## WHAT YOU ARE ASKED TO DO
Note each line where "matplotlib" appears, and copy it.

Records from a data collection:
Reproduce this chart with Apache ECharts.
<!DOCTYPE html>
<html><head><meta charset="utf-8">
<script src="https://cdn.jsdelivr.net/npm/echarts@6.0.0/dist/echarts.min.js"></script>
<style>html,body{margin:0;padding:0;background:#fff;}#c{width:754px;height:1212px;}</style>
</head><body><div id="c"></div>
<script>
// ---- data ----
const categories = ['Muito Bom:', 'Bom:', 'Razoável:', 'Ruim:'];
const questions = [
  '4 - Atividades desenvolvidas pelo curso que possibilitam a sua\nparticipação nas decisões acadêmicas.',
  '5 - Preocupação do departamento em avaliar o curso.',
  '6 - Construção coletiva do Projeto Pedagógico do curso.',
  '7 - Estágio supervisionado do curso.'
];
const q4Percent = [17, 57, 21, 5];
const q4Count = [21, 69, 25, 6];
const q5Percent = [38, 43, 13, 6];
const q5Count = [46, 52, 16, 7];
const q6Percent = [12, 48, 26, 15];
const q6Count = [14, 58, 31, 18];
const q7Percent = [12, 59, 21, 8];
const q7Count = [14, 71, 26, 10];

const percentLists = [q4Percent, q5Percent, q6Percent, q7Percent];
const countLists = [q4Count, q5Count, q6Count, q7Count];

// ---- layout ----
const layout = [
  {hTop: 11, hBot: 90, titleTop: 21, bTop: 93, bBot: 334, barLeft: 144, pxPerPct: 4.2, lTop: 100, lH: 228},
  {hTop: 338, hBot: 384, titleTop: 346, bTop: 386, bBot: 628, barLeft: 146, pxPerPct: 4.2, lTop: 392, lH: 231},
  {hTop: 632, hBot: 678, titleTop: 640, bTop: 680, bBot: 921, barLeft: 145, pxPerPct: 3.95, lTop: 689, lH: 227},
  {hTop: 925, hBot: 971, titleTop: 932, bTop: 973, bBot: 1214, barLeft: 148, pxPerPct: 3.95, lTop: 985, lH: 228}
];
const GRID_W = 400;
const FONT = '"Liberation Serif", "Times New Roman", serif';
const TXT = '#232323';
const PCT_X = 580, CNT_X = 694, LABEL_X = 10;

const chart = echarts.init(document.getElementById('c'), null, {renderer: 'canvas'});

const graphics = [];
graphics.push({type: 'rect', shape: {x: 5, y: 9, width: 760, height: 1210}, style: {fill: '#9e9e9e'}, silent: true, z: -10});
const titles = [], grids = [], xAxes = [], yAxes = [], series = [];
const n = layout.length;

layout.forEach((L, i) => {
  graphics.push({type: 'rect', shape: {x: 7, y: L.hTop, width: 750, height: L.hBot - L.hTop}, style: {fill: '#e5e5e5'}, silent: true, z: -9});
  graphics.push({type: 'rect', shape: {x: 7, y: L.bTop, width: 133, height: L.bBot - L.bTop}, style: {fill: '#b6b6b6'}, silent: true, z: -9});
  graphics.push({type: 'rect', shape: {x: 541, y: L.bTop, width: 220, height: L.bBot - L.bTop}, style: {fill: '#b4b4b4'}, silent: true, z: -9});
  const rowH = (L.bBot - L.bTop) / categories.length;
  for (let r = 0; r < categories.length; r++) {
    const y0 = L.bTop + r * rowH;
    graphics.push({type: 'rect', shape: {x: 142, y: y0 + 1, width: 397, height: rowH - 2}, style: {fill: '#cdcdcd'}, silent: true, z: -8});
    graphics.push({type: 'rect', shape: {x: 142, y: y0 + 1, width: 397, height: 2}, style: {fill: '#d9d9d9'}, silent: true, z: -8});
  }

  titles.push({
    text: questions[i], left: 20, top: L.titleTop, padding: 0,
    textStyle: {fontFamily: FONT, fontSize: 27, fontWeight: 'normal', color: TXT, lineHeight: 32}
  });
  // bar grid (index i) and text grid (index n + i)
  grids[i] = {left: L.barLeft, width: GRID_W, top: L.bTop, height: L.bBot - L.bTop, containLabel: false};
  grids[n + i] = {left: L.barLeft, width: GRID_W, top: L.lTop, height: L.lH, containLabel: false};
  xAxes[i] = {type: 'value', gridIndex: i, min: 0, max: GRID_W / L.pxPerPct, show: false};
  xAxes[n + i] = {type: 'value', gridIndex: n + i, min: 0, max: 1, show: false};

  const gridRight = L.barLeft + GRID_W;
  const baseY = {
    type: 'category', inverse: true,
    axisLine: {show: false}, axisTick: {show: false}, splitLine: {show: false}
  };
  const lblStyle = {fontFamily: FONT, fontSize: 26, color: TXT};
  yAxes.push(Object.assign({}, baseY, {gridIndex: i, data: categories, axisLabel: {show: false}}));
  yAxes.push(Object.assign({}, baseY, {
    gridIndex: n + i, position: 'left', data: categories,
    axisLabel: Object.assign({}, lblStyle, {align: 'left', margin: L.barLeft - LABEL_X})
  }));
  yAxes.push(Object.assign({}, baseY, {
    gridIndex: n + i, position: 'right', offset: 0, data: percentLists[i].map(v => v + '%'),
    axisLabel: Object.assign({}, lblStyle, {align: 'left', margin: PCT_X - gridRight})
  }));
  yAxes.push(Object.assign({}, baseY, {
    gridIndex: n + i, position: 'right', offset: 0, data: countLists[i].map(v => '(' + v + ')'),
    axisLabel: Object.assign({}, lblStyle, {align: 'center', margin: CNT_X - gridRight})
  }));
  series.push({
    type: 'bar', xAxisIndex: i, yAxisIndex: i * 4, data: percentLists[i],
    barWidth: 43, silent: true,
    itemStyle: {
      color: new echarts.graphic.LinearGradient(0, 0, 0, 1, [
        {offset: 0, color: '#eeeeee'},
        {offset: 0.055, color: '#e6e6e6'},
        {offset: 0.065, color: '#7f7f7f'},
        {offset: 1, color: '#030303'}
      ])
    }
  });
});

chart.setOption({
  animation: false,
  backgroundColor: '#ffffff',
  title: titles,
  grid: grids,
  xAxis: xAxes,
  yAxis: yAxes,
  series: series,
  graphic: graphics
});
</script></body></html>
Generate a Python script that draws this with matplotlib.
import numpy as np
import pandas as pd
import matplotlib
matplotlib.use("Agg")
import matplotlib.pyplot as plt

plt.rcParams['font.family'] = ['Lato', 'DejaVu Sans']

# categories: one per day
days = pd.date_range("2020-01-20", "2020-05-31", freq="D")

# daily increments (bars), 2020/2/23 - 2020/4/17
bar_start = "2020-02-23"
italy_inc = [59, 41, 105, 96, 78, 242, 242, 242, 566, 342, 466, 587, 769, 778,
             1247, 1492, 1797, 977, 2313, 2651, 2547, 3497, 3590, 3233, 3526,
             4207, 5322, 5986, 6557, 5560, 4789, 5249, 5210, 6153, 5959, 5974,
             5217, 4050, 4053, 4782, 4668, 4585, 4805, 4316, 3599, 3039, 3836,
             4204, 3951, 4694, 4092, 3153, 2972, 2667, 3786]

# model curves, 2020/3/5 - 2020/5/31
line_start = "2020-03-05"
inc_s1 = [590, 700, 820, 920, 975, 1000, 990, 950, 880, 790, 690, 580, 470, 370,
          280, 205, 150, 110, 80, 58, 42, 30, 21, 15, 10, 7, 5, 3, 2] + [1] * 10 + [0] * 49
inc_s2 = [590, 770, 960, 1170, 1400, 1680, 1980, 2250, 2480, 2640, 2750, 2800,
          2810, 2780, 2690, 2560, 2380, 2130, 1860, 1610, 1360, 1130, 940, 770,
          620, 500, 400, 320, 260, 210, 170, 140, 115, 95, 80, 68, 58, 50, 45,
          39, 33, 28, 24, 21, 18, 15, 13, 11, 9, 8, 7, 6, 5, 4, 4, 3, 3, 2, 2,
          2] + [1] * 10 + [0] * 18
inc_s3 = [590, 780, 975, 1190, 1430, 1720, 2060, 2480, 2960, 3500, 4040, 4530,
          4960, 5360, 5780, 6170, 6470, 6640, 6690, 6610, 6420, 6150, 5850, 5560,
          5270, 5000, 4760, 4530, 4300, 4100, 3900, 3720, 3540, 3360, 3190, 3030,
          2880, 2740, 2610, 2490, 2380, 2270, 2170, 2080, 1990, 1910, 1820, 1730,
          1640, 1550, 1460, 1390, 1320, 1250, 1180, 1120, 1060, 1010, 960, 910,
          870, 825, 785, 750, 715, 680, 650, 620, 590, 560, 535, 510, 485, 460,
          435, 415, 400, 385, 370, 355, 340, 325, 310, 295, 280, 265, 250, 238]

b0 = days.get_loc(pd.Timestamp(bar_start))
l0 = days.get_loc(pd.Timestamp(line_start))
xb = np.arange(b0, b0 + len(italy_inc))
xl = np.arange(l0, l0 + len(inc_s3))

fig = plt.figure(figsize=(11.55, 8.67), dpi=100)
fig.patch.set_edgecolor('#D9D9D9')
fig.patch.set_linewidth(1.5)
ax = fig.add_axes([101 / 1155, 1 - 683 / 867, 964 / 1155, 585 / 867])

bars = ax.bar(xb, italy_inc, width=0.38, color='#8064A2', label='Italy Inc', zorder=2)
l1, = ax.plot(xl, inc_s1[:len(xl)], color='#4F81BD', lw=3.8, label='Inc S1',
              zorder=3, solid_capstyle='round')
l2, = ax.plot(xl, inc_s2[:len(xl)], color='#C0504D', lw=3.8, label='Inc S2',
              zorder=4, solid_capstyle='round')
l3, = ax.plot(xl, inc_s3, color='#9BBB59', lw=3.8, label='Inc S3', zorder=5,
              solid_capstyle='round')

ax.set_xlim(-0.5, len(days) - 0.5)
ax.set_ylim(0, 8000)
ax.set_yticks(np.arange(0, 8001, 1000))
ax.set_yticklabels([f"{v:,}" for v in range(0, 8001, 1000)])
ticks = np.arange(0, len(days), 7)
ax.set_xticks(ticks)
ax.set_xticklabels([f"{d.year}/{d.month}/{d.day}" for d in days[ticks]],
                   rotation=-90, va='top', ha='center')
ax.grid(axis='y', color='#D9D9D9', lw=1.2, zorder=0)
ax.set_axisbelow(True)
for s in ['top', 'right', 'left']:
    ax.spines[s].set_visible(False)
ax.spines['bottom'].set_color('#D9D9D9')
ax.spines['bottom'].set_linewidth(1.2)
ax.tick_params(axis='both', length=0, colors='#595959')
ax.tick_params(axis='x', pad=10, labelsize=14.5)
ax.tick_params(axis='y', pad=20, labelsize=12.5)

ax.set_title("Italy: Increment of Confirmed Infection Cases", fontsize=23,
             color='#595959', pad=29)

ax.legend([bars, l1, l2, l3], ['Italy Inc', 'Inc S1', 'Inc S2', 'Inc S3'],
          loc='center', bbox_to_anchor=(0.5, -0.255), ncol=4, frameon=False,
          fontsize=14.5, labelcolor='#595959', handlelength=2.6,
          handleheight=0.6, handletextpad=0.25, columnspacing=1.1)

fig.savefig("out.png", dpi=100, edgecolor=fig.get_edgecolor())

## FINAL RESULT
Generate a Python script that draws this with matplotlib.
import matplotlib
matplotlib.use("Agg")
import matplotlib.pyplot as plt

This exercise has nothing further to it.